Aim of the task:
Print the lines of the listing below verbatim from its first line through the line bearing "import plotly.graph_objects as go". Any pictures are to be omitted.

Data:

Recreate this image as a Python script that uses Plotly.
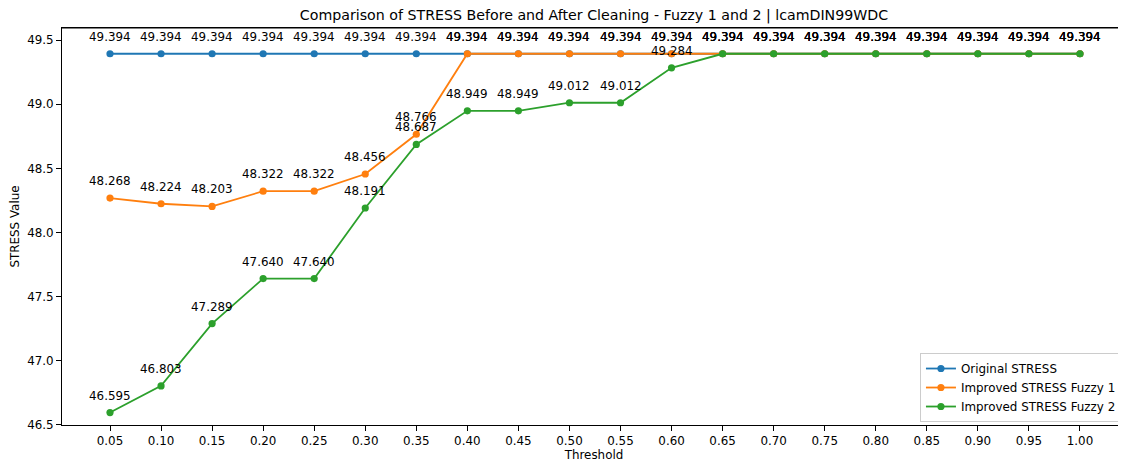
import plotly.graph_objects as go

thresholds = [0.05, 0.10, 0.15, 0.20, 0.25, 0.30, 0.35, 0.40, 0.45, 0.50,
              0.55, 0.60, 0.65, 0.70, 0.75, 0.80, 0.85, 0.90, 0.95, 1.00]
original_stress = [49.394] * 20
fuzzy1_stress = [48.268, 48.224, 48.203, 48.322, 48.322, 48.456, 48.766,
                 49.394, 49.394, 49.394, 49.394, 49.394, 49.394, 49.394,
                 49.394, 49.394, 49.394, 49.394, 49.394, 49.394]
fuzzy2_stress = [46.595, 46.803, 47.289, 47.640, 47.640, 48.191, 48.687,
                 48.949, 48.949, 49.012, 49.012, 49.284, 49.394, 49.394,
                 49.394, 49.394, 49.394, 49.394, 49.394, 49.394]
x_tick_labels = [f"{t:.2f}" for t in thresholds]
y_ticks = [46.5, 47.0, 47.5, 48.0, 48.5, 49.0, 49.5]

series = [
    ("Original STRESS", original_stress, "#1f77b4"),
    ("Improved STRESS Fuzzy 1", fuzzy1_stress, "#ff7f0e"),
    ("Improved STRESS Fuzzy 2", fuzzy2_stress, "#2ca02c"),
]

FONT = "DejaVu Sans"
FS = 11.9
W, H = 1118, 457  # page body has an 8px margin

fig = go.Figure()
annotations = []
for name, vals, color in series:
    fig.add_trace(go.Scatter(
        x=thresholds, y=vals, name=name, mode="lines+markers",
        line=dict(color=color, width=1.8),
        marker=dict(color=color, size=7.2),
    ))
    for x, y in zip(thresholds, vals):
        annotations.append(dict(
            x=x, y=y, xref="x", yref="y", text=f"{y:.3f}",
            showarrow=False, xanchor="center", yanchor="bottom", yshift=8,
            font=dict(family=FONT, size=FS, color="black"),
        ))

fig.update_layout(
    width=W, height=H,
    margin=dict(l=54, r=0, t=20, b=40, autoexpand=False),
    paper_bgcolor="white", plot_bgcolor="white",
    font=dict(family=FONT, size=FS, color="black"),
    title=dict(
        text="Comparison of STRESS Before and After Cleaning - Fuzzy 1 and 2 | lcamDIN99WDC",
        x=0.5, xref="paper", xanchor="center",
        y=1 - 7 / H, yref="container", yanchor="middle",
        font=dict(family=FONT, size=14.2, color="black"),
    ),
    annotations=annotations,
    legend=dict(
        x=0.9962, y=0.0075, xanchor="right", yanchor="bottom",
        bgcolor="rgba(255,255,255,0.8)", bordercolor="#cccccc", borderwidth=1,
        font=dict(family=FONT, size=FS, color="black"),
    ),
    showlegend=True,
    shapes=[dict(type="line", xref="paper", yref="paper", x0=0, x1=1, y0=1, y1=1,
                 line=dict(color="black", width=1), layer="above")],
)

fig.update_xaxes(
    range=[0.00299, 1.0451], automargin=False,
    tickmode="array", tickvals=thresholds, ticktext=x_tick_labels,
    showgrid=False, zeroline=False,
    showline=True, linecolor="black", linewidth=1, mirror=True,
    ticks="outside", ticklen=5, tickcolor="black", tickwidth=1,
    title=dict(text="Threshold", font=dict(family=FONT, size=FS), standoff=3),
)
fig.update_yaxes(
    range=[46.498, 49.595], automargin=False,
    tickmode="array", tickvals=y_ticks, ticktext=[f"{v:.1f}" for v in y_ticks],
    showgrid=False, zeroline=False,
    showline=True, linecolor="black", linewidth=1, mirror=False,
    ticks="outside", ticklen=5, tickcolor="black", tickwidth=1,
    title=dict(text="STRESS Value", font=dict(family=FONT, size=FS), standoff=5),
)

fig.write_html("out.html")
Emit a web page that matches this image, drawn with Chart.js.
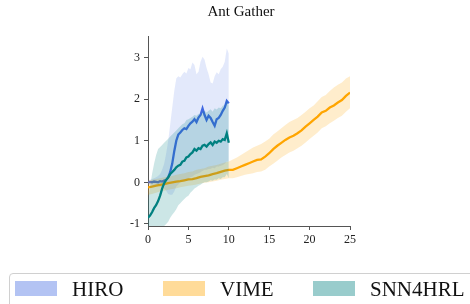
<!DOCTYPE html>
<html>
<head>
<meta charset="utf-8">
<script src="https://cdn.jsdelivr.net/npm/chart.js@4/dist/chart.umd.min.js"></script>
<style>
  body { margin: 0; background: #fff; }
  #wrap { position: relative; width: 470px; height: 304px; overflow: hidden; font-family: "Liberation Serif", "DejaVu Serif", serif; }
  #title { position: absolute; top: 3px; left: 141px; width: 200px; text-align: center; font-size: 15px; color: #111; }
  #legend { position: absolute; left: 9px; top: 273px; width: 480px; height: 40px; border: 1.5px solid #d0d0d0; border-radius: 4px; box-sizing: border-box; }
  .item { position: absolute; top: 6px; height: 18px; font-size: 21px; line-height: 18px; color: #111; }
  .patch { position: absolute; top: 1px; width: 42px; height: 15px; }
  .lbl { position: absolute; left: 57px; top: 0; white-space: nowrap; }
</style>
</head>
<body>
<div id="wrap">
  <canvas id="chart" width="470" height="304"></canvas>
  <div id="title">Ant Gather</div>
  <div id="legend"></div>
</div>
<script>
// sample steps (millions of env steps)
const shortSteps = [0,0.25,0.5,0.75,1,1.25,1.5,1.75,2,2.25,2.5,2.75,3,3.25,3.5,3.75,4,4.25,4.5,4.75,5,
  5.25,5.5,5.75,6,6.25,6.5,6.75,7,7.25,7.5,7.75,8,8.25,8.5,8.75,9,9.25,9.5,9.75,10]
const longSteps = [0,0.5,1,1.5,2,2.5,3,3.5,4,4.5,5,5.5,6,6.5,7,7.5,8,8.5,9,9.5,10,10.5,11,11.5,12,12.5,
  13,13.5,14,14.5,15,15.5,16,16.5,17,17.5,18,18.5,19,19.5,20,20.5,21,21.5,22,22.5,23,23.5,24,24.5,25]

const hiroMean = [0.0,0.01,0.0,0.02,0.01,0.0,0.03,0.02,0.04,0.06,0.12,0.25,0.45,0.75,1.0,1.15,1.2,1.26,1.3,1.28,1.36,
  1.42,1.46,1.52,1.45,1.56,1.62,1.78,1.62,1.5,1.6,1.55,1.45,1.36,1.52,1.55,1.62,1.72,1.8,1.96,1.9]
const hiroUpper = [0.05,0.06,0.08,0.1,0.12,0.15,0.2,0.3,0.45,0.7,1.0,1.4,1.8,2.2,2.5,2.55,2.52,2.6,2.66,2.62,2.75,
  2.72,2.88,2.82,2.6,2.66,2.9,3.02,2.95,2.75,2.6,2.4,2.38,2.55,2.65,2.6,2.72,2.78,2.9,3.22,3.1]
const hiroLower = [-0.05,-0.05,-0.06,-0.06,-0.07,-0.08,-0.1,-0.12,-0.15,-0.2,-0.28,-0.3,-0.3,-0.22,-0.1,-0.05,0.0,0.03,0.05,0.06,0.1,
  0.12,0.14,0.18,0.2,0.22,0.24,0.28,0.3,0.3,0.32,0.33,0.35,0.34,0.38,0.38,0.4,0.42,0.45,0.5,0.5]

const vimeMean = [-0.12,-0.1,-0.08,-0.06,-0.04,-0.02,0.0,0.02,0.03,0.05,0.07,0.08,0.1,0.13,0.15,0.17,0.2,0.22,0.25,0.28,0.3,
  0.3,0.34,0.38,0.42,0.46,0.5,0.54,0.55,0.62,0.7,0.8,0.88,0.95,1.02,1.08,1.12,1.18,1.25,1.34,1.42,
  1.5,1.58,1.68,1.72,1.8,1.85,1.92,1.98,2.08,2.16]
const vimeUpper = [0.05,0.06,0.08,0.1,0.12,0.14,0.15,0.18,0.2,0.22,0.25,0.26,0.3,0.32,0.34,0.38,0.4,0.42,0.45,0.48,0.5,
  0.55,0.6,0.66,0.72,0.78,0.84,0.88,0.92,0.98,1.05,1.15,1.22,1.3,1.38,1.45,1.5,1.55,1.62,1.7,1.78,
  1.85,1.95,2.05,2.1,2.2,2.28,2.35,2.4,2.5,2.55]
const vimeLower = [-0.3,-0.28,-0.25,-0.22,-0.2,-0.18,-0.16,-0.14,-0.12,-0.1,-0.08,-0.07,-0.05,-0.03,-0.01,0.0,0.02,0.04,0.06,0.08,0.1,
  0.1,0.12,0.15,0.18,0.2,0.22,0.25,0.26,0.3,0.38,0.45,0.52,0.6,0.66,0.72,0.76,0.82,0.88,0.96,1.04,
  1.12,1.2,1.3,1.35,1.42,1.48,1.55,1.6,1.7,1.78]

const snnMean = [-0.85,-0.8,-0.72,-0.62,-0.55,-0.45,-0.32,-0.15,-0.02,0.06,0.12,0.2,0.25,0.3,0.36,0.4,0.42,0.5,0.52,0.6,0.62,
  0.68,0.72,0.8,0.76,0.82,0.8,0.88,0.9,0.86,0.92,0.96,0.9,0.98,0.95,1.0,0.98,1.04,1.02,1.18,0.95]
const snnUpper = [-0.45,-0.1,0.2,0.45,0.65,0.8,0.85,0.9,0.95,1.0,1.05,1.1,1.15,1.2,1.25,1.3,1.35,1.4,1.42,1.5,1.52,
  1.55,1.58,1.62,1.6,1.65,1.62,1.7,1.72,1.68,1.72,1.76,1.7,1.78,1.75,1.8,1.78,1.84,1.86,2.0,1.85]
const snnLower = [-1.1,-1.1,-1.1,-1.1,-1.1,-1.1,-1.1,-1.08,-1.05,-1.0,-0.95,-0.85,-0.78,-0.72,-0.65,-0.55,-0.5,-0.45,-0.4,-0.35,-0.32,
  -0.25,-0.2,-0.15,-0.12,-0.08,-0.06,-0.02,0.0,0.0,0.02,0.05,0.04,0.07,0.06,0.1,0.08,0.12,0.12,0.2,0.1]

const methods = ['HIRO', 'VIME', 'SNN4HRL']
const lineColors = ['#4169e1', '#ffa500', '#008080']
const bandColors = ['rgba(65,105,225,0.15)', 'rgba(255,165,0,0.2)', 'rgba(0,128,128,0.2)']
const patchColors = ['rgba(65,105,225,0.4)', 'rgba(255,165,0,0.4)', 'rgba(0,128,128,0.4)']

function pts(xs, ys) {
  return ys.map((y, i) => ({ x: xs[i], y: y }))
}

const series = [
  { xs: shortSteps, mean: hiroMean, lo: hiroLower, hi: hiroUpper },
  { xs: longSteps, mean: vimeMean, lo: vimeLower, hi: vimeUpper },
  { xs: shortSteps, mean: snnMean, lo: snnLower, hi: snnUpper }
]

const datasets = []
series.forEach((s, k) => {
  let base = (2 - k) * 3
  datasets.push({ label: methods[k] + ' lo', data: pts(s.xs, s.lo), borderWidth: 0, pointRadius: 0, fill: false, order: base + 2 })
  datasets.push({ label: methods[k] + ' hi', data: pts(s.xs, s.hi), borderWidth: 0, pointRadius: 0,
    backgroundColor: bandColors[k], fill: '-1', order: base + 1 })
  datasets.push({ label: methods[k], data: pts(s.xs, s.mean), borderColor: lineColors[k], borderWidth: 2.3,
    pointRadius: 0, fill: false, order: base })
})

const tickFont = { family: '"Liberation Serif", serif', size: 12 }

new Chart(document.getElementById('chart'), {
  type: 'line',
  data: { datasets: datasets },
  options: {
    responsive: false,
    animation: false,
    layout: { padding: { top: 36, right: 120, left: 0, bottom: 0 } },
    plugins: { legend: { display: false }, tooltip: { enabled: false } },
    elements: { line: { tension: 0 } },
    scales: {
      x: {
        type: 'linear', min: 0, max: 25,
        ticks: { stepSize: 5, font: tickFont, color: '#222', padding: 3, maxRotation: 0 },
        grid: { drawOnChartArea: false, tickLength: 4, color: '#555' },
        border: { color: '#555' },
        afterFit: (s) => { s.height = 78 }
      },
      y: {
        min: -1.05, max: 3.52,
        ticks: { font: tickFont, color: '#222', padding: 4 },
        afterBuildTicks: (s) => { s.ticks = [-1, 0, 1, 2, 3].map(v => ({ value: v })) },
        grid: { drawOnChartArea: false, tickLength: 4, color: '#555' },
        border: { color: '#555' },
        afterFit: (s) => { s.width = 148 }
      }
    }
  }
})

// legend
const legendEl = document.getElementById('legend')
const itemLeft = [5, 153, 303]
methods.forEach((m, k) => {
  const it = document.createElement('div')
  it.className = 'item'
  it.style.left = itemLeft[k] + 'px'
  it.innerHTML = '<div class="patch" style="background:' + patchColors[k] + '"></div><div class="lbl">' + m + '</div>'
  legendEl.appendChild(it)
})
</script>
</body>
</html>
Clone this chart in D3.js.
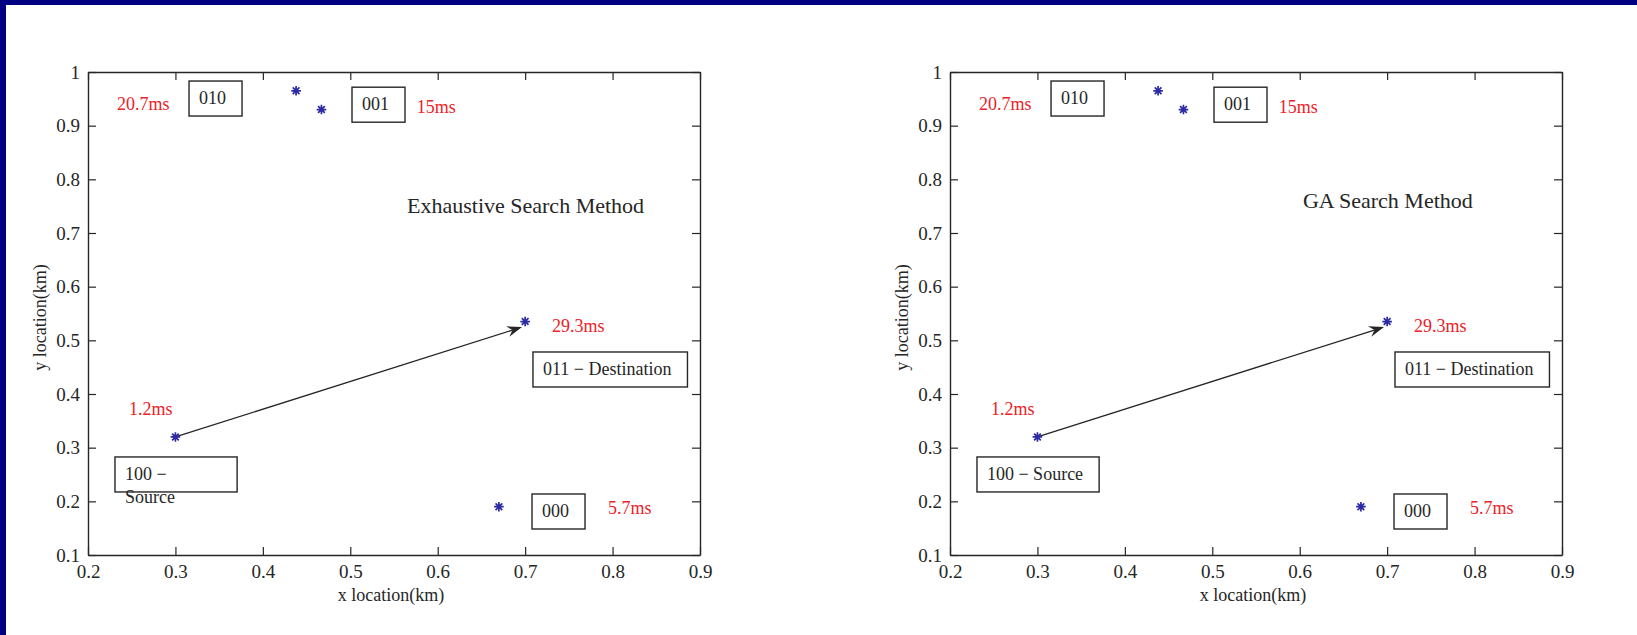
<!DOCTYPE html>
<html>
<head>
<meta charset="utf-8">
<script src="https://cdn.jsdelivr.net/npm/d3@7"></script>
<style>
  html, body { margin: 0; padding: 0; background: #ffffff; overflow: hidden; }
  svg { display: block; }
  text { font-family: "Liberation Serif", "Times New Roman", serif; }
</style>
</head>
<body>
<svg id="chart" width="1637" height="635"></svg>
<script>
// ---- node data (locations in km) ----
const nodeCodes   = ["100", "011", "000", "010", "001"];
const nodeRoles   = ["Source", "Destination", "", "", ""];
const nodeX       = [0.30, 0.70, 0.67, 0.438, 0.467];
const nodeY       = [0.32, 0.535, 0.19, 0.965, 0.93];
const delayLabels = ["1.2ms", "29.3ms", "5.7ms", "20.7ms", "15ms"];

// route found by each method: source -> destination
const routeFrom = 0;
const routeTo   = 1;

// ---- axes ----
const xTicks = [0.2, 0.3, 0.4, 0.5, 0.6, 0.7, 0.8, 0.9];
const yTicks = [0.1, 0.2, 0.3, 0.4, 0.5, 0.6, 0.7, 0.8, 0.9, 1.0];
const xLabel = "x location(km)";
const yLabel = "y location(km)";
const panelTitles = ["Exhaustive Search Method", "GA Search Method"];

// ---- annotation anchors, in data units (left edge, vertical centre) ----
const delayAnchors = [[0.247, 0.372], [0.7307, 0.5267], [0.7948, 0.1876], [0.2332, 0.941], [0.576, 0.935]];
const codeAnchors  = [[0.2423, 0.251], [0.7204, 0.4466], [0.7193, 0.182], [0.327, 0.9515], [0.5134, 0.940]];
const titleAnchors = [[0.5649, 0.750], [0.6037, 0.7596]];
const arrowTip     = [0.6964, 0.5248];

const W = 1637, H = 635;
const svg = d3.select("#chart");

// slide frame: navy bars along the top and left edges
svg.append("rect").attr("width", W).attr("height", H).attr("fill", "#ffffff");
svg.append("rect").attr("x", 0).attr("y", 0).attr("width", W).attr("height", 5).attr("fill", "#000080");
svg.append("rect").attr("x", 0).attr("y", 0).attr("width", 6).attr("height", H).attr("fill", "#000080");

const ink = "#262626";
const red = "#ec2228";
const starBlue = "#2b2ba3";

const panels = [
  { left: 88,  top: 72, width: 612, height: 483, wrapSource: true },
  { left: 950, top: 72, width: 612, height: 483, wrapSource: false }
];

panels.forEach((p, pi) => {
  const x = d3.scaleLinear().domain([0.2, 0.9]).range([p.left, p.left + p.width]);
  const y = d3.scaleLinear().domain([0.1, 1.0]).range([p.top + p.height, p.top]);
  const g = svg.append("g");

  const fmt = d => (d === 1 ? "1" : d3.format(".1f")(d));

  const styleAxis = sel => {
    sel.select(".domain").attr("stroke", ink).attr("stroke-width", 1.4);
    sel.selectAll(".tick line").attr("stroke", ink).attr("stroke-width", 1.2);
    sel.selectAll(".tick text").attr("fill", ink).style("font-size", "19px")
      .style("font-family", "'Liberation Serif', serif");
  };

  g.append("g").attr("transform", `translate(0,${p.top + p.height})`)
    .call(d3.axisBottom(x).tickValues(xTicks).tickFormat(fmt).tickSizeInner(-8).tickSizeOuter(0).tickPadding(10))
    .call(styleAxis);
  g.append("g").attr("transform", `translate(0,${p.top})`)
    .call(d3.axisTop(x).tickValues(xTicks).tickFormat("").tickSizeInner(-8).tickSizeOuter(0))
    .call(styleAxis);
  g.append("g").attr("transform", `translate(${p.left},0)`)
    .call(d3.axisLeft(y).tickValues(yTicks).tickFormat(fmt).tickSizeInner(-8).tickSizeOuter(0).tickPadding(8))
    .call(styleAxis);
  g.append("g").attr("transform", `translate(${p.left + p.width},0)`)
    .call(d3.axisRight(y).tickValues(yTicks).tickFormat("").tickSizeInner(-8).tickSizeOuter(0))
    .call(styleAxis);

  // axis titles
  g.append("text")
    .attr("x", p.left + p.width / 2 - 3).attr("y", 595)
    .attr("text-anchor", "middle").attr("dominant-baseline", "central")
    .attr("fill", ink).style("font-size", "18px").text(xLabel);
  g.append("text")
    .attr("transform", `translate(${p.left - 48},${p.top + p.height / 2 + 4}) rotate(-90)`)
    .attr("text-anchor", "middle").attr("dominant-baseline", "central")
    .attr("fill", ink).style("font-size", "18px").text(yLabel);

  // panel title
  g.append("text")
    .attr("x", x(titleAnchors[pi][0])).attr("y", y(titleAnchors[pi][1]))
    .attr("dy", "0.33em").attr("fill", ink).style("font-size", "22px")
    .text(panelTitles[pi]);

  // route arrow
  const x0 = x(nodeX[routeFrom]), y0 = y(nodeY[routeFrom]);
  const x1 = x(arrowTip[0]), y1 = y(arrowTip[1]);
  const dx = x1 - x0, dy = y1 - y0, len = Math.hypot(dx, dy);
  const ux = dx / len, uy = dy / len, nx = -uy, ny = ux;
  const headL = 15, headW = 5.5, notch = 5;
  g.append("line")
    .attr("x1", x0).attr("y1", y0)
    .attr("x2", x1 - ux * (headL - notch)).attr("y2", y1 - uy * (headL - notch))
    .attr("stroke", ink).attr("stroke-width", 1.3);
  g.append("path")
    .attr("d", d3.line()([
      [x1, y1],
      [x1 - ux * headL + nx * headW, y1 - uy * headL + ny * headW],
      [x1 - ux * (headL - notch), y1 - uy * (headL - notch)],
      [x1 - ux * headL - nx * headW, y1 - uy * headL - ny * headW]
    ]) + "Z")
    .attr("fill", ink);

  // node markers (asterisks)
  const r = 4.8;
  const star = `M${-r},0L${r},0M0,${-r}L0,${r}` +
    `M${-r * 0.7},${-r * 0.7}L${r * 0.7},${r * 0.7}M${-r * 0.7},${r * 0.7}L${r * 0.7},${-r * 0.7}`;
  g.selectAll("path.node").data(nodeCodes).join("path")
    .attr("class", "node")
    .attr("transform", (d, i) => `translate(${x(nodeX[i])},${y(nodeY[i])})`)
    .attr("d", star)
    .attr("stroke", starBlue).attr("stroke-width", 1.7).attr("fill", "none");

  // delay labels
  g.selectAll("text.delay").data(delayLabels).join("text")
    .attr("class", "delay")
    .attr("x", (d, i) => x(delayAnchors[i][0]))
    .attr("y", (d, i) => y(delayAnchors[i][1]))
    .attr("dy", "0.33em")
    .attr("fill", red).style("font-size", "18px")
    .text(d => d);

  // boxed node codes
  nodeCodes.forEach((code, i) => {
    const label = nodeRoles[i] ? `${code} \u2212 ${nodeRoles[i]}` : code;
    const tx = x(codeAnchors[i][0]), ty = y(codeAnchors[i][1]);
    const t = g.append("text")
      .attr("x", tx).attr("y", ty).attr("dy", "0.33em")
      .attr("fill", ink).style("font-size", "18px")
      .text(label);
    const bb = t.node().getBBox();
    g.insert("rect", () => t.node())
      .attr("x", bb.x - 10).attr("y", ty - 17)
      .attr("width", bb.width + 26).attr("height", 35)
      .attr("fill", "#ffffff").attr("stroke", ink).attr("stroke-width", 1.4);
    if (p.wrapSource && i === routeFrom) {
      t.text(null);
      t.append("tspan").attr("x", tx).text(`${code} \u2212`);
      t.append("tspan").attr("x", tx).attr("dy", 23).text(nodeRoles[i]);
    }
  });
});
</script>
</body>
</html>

Solution to the exercise:
Recreate this image as a Python script that uses Plotly.
import plotly.graph_objects as go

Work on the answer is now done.